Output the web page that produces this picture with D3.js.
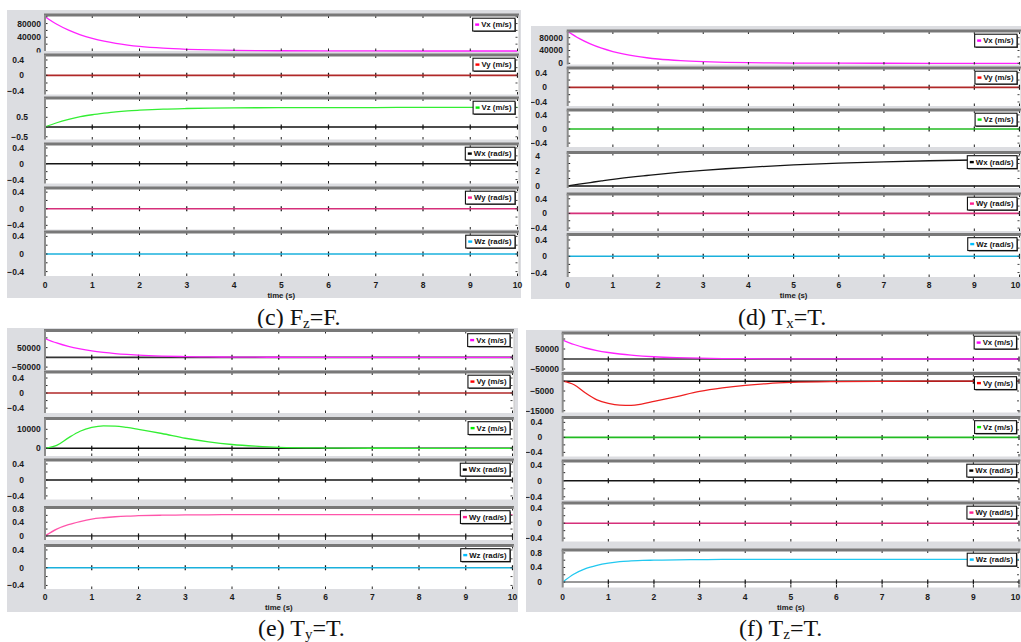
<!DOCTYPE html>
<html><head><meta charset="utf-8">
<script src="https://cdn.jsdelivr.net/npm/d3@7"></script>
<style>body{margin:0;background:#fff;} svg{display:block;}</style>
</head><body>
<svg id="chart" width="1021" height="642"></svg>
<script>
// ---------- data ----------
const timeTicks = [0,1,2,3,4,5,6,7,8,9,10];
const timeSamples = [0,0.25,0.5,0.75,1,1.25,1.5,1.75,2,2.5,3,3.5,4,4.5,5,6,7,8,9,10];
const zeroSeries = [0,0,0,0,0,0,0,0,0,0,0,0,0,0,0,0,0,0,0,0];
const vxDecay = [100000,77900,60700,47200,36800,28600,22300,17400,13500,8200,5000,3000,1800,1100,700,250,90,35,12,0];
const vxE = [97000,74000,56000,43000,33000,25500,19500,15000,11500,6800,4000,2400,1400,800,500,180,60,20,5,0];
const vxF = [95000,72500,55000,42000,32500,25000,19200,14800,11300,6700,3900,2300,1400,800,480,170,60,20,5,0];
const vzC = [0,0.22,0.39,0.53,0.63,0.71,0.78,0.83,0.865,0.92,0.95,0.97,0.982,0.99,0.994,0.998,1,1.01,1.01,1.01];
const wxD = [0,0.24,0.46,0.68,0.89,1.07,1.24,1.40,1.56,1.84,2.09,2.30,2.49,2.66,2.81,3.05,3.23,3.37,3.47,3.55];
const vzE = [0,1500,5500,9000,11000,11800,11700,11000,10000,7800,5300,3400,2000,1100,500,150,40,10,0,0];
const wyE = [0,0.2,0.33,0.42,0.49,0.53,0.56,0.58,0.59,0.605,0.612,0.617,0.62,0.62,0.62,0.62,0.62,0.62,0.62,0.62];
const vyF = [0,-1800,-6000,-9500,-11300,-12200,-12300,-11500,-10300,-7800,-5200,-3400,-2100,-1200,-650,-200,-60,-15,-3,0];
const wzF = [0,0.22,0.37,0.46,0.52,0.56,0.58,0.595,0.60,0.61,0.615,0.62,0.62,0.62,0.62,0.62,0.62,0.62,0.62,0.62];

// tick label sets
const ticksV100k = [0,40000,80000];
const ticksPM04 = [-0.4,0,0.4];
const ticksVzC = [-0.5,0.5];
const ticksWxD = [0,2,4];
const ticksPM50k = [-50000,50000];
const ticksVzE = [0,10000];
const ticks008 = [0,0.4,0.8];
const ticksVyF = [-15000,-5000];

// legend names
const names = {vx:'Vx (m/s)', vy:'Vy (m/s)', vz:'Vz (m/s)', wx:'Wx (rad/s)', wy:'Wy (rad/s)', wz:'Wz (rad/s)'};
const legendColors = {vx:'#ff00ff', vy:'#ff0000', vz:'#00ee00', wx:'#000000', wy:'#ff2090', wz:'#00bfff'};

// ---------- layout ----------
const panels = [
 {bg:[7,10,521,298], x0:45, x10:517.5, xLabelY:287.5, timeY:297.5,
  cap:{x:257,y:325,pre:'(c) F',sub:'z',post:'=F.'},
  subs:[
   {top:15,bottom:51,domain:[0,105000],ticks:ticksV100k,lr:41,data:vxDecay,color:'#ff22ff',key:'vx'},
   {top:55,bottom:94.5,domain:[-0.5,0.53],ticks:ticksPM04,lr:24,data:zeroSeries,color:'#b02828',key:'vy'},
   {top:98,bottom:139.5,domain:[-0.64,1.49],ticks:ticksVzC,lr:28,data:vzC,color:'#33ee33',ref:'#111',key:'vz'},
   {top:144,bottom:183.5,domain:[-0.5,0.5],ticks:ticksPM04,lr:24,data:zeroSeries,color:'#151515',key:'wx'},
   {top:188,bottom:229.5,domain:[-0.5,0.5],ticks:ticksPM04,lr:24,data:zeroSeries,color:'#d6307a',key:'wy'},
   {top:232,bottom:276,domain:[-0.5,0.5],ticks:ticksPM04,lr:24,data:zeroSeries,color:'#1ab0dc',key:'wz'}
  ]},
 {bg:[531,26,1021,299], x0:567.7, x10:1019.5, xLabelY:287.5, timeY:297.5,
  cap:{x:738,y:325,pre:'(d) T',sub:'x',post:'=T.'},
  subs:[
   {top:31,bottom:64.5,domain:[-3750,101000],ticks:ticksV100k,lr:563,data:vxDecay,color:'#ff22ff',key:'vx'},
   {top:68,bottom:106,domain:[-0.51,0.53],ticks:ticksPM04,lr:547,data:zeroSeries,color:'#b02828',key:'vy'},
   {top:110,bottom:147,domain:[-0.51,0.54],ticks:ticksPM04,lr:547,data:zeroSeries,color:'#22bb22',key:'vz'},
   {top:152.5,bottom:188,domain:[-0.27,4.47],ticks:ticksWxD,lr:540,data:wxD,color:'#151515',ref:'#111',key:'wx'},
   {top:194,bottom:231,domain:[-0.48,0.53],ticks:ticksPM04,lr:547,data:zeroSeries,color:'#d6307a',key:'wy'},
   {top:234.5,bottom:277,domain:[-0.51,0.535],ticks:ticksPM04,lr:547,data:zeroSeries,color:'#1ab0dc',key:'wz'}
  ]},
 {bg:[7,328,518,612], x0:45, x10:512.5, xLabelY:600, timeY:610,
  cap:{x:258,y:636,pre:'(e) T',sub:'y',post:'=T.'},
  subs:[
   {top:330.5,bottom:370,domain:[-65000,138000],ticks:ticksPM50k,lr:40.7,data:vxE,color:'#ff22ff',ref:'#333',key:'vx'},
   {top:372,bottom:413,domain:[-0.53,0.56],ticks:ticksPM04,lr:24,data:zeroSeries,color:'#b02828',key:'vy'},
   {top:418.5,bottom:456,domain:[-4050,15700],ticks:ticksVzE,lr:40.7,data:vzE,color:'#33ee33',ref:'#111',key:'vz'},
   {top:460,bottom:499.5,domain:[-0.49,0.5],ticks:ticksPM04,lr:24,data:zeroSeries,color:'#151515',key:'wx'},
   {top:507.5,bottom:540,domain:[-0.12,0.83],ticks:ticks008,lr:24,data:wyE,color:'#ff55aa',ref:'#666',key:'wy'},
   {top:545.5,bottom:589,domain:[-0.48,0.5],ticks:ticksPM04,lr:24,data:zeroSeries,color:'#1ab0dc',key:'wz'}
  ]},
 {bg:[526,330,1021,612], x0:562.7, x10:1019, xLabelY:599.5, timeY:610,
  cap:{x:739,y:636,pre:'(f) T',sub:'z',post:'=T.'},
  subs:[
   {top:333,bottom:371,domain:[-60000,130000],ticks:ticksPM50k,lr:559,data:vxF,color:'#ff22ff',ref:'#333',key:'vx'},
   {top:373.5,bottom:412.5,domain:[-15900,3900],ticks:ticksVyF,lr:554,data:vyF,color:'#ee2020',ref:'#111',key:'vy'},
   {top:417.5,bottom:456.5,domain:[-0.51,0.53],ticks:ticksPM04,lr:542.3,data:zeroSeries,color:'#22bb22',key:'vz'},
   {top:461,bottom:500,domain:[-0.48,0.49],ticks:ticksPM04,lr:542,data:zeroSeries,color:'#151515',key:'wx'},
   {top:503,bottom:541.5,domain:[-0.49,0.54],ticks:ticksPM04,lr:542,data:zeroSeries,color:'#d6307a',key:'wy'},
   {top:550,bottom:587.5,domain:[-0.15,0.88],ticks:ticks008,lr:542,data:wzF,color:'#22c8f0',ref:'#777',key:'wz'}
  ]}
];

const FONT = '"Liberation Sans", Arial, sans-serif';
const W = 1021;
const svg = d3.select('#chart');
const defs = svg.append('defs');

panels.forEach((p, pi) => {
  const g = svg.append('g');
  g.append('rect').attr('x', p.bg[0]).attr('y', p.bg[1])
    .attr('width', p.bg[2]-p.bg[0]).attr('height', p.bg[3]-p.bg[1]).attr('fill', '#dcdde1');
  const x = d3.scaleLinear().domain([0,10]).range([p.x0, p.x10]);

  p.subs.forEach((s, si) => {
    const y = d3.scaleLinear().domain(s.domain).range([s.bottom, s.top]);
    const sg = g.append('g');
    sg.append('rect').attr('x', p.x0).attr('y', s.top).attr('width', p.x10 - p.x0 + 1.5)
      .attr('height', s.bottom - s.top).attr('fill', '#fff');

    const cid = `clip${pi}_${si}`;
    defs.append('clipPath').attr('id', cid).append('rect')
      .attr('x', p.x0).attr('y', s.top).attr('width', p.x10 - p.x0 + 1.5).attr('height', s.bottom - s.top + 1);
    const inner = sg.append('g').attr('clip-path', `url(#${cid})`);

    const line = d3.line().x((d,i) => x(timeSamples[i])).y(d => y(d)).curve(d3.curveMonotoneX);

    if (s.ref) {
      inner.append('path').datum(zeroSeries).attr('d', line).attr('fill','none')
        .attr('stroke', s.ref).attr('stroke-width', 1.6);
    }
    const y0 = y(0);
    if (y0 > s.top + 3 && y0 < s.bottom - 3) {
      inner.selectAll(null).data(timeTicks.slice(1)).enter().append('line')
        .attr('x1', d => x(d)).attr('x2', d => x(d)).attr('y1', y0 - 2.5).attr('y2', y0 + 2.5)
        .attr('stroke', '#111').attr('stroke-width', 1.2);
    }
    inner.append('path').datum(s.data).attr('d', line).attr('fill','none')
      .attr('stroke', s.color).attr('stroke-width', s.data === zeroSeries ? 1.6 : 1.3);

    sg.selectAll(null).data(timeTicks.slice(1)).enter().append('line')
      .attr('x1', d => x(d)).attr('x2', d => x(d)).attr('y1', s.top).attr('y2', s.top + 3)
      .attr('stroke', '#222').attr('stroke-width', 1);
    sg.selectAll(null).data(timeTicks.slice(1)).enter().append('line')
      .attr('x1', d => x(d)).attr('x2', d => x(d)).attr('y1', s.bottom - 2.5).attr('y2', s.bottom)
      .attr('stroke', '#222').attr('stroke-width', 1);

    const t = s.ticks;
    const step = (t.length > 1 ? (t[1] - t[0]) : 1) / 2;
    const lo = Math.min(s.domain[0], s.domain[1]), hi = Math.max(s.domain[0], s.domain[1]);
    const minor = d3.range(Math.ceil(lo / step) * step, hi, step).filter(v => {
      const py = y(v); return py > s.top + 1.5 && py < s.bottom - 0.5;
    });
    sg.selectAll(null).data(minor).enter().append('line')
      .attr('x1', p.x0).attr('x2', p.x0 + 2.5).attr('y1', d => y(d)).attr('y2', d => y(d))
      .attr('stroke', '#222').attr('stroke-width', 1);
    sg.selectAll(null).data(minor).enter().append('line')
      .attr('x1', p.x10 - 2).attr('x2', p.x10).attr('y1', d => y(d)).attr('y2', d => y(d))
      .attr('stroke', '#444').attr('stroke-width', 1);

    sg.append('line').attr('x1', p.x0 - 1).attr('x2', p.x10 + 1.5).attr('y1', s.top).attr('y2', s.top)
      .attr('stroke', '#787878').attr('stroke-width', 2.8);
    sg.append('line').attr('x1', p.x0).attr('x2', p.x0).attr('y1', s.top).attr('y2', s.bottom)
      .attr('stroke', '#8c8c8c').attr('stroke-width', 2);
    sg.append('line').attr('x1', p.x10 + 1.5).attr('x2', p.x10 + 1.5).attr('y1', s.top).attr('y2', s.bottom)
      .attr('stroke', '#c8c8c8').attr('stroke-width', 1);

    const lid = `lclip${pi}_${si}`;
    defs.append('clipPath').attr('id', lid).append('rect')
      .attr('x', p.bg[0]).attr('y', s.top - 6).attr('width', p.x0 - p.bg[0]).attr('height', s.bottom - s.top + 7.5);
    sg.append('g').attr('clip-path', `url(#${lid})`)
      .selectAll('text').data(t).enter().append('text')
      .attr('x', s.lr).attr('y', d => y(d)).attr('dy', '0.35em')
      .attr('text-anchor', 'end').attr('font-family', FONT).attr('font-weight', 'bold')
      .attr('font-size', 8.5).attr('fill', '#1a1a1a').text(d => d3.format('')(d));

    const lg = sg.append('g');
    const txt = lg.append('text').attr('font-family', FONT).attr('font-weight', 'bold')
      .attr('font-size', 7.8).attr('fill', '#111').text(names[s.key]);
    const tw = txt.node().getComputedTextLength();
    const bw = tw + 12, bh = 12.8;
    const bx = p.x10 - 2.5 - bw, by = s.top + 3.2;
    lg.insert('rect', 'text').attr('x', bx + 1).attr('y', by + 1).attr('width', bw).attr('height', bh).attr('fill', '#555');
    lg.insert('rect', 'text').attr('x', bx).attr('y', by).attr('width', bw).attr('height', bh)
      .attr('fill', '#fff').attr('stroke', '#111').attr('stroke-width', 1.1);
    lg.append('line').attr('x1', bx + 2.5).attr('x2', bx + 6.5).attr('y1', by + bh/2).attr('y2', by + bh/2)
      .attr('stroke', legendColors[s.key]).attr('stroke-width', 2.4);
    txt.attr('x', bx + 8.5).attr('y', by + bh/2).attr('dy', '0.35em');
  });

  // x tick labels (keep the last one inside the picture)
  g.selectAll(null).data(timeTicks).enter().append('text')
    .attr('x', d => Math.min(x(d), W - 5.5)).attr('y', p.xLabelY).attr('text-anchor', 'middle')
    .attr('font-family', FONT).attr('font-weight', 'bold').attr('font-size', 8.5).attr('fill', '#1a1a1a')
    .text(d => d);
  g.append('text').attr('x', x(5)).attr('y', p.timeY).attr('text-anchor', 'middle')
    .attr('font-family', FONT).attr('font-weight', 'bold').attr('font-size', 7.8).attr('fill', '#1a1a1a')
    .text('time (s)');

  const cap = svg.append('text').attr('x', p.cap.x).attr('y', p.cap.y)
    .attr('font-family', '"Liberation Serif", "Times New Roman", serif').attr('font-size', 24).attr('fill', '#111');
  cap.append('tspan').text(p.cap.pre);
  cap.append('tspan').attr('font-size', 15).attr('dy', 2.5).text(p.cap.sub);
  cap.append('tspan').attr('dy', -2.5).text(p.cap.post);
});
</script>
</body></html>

————————

Pictures are excluded: retype only the lines from the beginning of the listing above through the line with "const ticksVyF = [-15000,-5000];", both included.

§ Output of the exercise:
Output the web page that produces this picture with D3.js.
<!DOCTYPE html>
<html><head><meta charset="utf-8">
<script src="https://cdn.jsdelivr.net/npm/d3@7"></script>
<style>body{margin:0;background:#fff;} svg{display:block;}</style>
</head><body>
<svg id="chart" width="1021" height="642"></svg>
<script>
// ---------- data ----------
const timeTicks = [0,1,2,3,4,5,6,7,8,9,10];
const timeSamples = [0,0.25,0.5,0.75,1,1.25,1.5,1.75,2,2.5,3,3.5,4,4.5,5,6,7,8,9,10];
const zeroSeries = [0,0,0,0,0,0,0,0,0,0,0,0,0,0,0,0,0,0,0,0];
const vxDecay = [100000,77900,60700,47200,36800,28600,22300,17400,13500,8200,5000,3000,1800,1100,700,250,90,35,12,0];
const vxE = [97000,74000,56000,43000,33000,25500,19500,15000,11500,6800,4000,2400,1400,800,500,180,60,20,5,0];
const vxF = [95000,72500,55000,42000,32500,25000,19200,14800,11300,6700,3900,2300,1400,800,480,170,60,20,5,0];
const vzC = [0,0.22,0.39,0.53,0.63,0.71,0.78,0.83,0.865,0.92,0.95,0.97,0.982,0.99,0.994,0.998,1,1.01,1.01,1.01];
const wxD = [0,0.24,0.46,0.68,0.89,1.07,1.24,1.40,1.56,1.84,2.09,2.30,2.49,2.66,2.81,3.05,3.23,3.37,3.47,3.55];
const vzE = [0,1500,5500,9000,11000,11800,11700,11000,10000,7800,5300,3400,2000,1100,500,150,40,10,0,0];
const wyE = [0,0.2,0.33,0.42,0.49,0.53,0.56,0.58,0.59,0.605,0.612,0.617,0.62,0.62,0.62,0.62,0.62,0.62,0.62,0.62];
const vyF = [0,-1800,-6000,-9500,-11300,-12200,-12300,-11500,-10300,-7800,-5200,-3400,-2100,-1200,-650,-200,-60,-15,-3,0];
const wzF = [0,0.22,0.37,0.46,0.52,0.56,0.58,0.595,0.60,0.61,0.615,0.62,0.62,0.62,0.62,0.62,0.62,0.62,0.62,0.62];

// tick label sets
const ticksV100k = [0,40000,80000];
const ticksPM04 = [-0.4,0,0.4];
const ticksVzC = [-0.5,0.5];
const ticksWxD = [0,2,4];
const ticksPM50k = [-50000,50000];
const ticksVzE = [0,10000];
const ticks008 = [0,0.4,0.8];
const ticksVyF = [-15000,-5000];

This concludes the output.